Abstract

AbstractDespite Africa’s experience of economic decline, poverty, political instability and disease, keen observers of the cultural landscape have reckoned that cultural productivity in the region is on the rise, leading scholars to refer to the phenomenon as an African Renaissance. This is particularly the case in Kenya where a contemporary art movement is flourishing through both local art worlds and global networks. But the question remains: how in the midst of poverty and political instability can there be so much cultural productivity? Based on field research involving participant observation and interviews with more than 200 artists and cultural workers in Kenya’s capital city, I argue that it is largely due an ‘emergent cultural practice’given the Kiswahili term jua kali. By virtue of jua kali artists ‘making do’ with minimal resources and maximum ingenuity, imagination, originality and entrepreneurial acumen, they are creating art forms or bricolage, which has been largely ignored by art historians, sociologists, and even African scholars.
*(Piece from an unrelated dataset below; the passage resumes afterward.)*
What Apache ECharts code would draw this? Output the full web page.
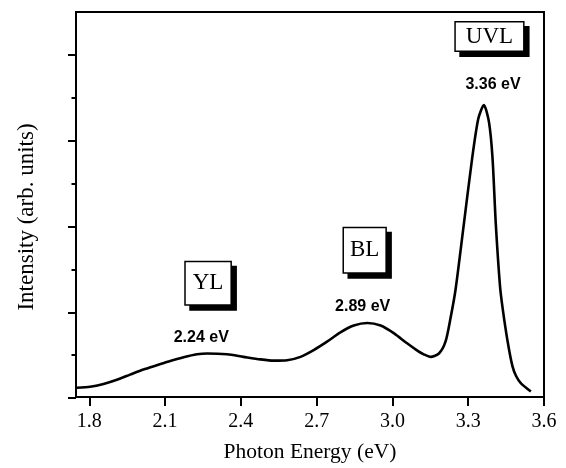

Using jua kali tactics or ‘makeshift creativity,’ artists appropriate art materials, production space, skills training and even marketing sites. The clearest evidence of jua kali ingenuity is what Kenyan artists call ‘junk art’ made from global garbage garnered from local dump sites and junk yards, and then recycled into original works of art, thus reflecting global flows. This genre of contemporary African art has entered what Appadurai calls the mediascape and defies the stereotypical myths of ‘tribal art’ and ‘the primitive other’. These hegemonic myths still pervade most Western art markets, but jua kali artists—members of Kenya’s rising ‘creative class’—are striving to debunk them by their works with increasing success.